- **Written request**
Retype, please, the listing from its opening line through the line that contains "-17.8, -17.15, -16.63];", both included, without the pictures.

- - - -

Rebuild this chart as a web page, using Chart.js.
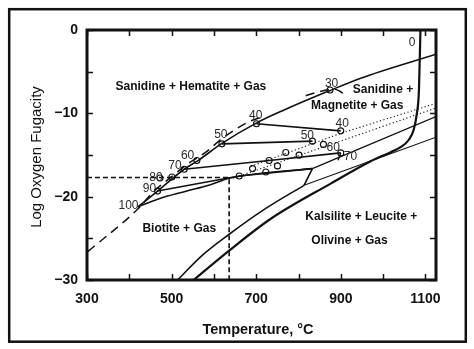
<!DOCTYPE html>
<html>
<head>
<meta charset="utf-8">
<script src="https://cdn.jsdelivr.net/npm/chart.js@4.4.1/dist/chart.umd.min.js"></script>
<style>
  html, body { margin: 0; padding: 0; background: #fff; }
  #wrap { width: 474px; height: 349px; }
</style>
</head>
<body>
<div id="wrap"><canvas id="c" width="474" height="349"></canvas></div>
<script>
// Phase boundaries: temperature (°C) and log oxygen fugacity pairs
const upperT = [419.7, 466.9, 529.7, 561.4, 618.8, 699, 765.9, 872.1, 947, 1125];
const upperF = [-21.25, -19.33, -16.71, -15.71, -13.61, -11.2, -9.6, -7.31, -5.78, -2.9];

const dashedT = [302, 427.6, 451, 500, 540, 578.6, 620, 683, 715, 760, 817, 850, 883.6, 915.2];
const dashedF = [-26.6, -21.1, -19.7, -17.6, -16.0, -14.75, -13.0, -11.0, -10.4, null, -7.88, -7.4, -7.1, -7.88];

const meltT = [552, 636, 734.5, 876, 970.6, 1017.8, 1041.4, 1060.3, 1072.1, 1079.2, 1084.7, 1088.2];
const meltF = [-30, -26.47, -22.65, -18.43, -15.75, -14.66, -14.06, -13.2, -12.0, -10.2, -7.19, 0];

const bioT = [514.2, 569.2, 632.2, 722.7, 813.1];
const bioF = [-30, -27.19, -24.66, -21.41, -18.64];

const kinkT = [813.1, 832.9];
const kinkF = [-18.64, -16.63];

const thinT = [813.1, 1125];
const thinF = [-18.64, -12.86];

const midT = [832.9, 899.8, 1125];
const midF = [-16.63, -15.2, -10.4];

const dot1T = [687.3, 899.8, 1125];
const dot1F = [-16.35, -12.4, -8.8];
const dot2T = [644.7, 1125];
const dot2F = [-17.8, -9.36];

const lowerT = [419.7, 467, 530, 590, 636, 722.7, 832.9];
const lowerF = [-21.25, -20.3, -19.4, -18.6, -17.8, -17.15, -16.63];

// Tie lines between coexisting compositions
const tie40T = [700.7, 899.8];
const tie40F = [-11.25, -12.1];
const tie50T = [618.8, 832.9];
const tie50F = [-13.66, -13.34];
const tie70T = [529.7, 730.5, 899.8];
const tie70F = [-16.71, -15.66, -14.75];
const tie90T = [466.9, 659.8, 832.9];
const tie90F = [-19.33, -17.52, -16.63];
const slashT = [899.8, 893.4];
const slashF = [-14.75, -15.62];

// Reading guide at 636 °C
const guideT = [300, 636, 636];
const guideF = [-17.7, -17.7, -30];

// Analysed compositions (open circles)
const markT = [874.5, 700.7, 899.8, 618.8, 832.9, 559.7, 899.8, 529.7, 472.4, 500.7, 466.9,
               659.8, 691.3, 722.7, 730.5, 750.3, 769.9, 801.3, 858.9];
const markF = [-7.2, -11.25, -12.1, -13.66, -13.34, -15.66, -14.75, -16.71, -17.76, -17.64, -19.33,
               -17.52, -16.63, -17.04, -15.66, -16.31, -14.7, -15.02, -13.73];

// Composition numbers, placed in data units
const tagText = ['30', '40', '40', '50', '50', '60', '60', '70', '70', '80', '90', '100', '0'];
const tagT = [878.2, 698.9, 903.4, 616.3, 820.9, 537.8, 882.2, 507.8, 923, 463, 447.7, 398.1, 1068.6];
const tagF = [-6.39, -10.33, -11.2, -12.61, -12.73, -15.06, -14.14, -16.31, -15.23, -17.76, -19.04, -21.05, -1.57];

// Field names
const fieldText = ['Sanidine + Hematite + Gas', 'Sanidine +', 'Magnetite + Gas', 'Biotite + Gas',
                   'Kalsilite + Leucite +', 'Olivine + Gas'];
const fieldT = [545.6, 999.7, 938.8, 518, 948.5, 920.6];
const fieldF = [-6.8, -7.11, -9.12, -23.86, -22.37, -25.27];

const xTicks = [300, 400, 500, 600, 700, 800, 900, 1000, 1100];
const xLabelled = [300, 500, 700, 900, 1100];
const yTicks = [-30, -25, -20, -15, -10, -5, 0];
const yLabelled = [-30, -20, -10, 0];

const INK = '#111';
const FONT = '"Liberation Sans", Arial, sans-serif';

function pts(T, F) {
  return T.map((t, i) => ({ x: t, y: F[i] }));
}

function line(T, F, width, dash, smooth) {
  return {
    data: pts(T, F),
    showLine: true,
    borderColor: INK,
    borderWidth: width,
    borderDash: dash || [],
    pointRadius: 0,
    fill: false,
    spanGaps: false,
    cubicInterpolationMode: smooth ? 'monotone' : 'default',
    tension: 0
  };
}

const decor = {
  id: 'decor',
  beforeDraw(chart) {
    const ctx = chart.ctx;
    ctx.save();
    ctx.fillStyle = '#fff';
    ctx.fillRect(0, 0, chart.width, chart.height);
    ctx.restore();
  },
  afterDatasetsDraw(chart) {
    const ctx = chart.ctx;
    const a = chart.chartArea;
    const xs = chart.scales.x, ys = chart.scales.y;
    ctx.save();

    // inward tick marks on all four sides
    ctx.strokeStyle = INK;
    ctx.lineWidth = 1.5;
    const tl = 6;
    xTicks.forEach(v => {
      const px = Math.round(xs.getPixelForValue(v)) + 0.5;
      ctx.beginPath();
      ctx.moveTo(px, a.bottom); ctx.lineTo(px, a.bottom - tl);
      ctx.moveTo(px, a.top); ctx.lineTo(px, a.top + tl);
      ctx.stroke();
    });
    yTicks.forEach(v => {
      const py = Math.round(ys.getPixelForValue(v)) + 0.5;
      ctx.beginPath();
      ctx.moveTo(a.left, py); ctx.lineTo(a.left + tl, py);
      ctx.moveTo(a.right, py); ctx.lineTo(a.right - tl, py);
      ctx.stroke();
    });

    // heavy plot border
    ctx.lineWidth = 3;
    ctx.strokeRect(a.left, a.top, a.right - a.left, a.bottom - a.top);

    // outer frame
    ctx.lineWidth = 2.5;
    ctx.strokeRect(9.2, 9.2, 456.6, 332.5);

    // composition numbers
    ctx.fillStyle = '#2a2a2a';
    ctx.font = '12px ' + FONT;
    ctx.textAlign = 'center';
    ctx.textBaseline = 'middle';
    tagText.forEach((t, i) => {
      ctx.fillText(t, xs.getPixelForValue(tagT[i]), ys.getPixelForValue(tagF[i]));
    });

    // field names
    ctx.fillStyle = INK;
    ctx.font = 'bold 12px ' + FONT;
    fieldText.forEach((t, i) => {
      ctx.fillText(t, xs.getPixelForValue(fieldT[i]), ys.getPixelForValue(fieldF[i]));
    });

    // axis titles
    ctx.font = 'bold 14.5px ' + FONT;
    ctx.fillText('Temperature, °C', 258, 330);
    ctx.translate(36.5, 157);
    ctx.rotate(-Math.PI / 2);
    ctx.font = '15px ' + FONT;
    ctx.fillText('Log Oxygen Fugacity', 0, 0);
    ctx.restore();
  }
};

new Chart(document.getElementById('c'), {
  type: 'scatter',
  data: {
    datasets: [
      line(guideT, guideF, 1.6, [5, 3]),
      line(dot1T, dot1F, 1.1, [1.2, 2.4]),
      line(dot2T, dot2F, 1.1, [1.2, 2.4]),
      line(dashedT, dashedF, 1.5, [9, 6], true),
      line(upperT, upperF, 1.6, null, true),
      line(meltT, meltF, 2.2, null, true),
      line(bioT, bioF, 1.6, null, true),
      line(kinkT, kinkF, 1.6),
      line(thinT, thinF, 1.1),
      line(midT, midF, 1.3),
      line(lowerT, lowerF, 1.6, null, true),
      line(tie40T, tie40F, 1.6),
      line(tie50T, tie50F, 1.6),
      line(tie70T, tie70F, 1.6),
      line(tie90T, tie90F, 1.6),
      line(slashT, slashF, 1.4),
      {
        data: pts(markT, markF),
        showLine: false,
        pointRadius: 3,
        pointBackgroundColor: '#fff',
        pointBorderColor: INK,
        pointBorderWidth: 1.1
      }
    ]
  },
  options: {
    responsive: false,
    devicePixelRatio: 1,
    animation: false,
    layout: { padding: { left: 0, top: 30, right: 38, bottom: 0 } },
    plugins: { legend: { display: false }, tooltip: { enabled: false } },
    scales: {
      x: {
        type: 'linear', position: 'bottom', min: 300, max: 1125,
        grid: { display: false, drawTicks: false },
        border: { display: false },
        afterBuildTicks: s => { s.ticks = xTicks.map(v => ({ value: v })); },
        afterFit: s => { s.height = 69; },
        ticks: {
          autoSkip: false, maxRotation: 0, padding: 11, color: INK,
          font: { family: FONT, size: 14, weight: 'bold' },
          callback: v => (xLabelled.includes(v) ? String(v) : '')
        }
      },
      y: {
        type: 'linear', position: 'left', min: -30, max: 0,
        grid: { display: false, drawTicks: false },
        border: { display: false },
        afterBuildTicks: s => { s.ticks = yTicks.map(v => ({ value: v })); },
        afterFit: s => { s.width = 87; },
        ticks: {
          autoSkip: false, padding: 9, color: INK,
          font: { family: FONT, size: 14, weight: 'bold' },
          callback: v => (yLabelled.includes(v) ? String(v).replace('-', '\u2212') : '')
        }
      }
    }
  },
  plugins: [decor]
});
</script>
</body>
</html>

- - - -

- **Full response**
Rebuild this chart as a web page, using Chart.js.
<!DOCTYPE html>
<html>
<head>
<meta charset="utf-8">
<script src="https://cdn.jsdelivr.net/npm/chart.js@4.4.1/dist/chart.umd.min.js"></script>
<style>
  html, body { margin: 0; padding: 0; background: #fff; }
  #wrap { width: 474px; height: 349px; }
</style>
</head>
<body>
<div id="wrap"><canvas id="c" width="474" height="349"></canvas></div>
<script>
// Phase boundaries: temperature (°C) and log oxygen fugacity pairs
const upperT = [419.7, 466.9, 529.7, 561.4, 618.8, 699, 765.9, 872.1, 947, 1125];
const upperF = [-21.25, -19.33, -16.71, -15.71, -13.61, -11.2, -9.6, -7.31, -5.78, -2.9];

const dashedT = [302, 427.6, 451, 500, 540, 578.6, 620, 683, 715, 760, 817, 850, 883.6, 915.2];
const dashedF = [-26.6, -21.1, -19.7, -17.6, -16.0, -14.75, -13.0, -11.0, -10.4, null, -7.88, -7.4, -7.1, -7.88];

const meltT = [552, 636, 734.5, 876, 970.6, 1017.8, 1041.4, 1060.3, 1072.1, 1079.2, 1084.7, 1088.2];
const meltF = [-30, -26.47, -22.65, -18.43, -15.75, -14.66, -14.06, -13.2, -12.0, -10.2, -7.19, 0];

const bioT = [514.2, 569.2, 632.2, 722.7, 813.1];
const bioF = [-30, -27.19, -24.66, -21.41, -18.64];

const kinkT = [813.1, 832.9];
const kinkF = [-18.64, -16.63];

const thinT = [813.1, 1125];
const thinF = [-18.64, -12.86];

const midT = [832.9, 899.8, 1125];
const midF = [-16.63, -15.2, -10.4];

const dot1T = [687.3, 899.8, 1125];
const dot1F = [-16.35, -12.4, -8.8];
const dot2T = [644.7, 1125];
const dot2F = [-17.8, -9.36];

const lowerT = [419.7, 467, 530, 590, 636, 722.7, 832.9];
const lowerF = [-21.25, -20.3, -19.4, -18.6, -17.8, -17.15, -16.63];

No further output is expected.